* Stated task:
From the first line of the data through the line containing "-- (850,592) -- (850,566)", return each line exactly.

* * *

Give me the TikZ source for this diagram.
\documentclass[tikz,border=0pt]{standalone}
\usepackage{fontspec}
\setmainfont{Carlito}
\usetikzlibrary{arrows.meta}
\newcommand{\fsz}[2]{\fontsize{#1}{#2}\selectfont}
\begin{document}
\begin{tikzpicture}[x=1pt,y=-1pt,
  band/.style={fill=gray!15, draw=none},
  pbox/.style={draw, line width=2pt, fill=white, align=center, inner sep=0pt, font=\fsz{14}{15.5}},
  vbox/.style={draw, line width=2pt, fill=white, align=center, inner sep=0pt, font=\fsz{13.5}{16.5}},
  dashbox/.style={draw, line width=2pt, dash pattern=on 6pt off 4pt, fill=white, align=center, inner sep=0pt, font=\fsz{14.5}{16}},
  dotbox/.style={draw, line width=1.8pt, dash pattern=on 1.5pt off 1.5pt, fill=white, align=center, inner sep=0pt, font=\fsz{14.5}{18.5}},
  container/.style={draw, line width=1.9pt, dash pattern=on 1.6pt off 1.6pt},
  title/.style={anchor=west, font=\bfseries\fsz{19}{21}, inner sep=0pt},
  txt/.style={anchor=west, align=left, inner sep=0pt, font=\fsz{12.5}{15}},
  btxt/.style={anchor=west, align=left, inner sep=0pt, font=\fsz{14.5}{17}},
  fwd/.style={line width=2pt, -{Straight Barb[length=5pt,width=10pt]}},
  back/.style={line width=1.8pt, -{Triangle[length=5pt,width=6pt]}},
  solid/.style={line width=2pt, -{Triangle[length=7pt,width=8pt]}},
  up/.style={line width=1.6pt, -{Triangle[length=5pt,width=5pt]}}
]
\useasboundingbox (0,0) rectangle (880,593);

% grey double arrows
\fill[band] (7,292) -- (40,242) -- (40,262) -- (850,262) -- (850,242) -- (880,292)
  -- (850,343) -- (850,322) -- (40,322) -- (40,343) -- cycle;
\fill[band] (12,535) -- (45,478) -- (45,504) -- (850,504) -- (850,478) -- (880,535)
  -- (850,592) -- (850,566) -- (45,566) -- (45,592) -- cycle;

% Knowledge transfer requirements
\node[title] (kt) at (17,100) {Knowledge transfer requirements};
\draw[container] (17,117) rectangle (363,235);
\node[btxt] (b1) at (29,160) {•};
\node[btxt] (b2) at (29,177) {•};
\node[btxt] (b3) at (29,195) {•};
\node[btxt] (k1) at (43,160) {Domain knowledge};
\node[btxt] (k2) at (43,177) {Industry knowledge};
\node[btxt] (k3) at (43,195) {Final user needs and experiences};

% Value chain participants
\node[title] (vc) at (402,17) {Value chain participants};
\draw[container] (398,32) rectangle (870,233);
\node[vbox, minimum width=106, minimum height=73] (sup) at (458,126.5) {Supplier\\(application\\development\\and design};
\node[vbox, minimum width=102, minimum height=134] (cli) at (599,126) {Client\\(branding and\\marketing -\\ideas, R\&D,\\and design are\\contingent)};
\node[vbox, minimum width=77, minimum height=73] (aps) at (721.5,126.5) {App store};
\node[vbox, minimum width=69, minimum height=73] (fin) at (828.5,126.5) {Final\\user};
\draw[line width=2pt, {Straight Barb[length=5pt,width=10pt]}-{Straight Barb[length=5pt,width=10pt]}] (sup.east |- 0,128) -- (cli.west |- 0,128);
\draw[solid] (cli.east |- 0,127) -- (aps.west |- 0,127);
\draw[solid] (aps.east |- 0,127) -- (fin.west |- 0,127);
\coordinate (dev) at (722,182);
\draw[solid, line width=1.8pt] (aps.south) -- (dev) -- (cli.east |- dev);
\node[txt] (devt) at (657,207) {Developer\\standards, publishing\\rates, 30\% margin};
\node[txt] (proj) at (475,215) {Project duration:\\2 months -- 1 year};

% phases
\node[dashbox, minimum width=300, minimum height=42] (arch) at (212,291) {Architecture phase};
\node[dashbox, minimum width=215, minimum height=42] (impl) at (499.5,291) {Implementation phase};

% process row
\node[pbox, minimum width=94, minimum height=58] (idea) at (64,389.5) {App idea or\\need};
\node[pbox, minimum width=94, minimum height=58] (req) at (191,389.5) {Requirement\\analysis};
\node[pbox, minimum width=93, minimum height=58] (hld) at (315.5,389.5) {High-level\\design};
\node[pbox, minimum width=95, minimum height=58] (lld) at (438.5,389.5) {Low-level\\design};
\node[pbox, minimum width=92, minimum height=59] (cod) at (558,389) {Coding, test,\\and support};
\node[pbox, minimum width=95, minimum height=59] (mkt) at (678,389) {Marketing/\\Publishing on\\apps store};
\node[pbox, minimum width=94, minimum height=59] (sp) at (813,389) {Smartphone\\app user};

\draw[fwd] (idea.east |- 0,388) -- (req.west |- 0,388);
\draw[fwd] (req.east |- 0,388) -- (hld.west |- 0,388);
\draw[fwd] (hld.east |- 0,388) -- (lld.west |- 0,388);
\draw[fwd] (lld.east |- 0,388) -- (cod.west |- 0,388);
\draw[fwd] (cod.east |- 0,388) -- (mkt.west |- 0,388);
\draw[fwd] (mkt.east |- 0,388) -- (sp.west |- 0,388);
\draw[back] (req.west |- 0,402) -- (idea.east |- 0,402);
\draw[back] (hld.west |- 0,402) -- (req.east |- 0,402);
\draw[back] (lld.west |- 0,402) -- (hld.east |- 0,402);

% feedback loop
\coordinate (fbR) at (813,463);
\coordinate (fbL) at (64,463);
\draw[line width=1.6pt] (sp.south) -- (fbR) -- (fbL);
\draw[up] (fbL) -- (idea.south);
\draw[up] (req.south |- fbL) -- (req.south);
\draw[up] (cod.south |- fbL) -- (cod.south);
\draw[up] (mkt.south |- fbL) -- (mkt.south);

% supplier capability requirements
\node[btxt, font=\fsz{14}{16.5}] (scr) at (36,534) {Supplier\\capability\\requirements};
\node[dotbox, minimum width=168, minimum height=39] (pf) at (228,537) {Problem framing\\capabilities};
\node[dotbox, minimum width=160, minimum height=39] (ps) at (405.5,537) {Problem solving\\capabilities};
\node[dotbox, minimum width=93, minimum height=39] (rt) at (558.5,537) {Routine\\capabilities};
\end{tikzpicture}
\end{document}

* * *

* The reply:
Give me the TikZ source for this diagram.
\documentclass[tikz,border=0pt]{standalone}
\usepackage{fontspec}
\setmainfont{Carlito}
\usetikzlibrary{arrows.meta}
\newcommand{\fsz}[2]{\fontsize{#1}{#2}\selectfont}
\begin{document}
\begin{tikzpicture}[x=1pt,y=-1pt,
  band/.style={fill=gray!15, draw=none},
  pbox/.style={draw, line width=2pt, fill=white, align=center, inner sep=0pt, font=\fsz{14}{15.5}},
  vbox/.style={draw, line width=2pt, fill=white, align=center, inner sep=0pt, font=\fsz{13.5}{16.5}},
  dashbox/.style={draw, line width=2pt, dash pattern=on 6pt off 4pt, fill=white, align=center, inner sep=0pt, font=\fsz{14.5}{16}},
  dotbox/.style={draw, line width=1.8pt, dash pattern=on 1.5pt off 1.5pt, fill=white, align=center, inner sep=0pt, font=\fsz{14.5}{18.5}},
  container/.style={draw, line width=1.9pt, dash pattern=on 1.6pt off 1.6pt},
  title/.style={anchor=west, font=\bfseries\fsz{19}{21}, inner sep=0pt},
  txt/.style={anchor=west, align=left, inner sep=0pt, font=\fsz{12.5}{15}},
  btxt/.style={anchor=west, align=left, inner sep=0pt, font=\fsz{14.5}{17}},
  fwd/.style={line width=2pt, -{Straight Barb[length=5pt,width=10pt]}},
  back/.style={line width=1.8pt, -{Triangle[length=5pt,width=6pt]}},
  solid/.style={line width=2pt, -{Triangle[length=7pt,width=8pt]}},
  up/.style={line width=1.6pt, -{Triangle[length=5pt,width=5pt]}}
]
\useasboundingbox (0,0) rectangle (880,593);

% grey double arrows
\fill[band] (7,292) -- (40,242) -- (40,262) -- (850,262) -- (850,242) -- (880,292)
  -- (850,343) -- (850,322) -- (40,322) -- (40,343) -- cycle;
\fill[band] (12,535) -- (45,478) -- (45,504) -- (850,504) -- (850,478) -- (880,535)
  -- (850,592) -- (850,566) -- (45,566) -- (45,592) -- cycle;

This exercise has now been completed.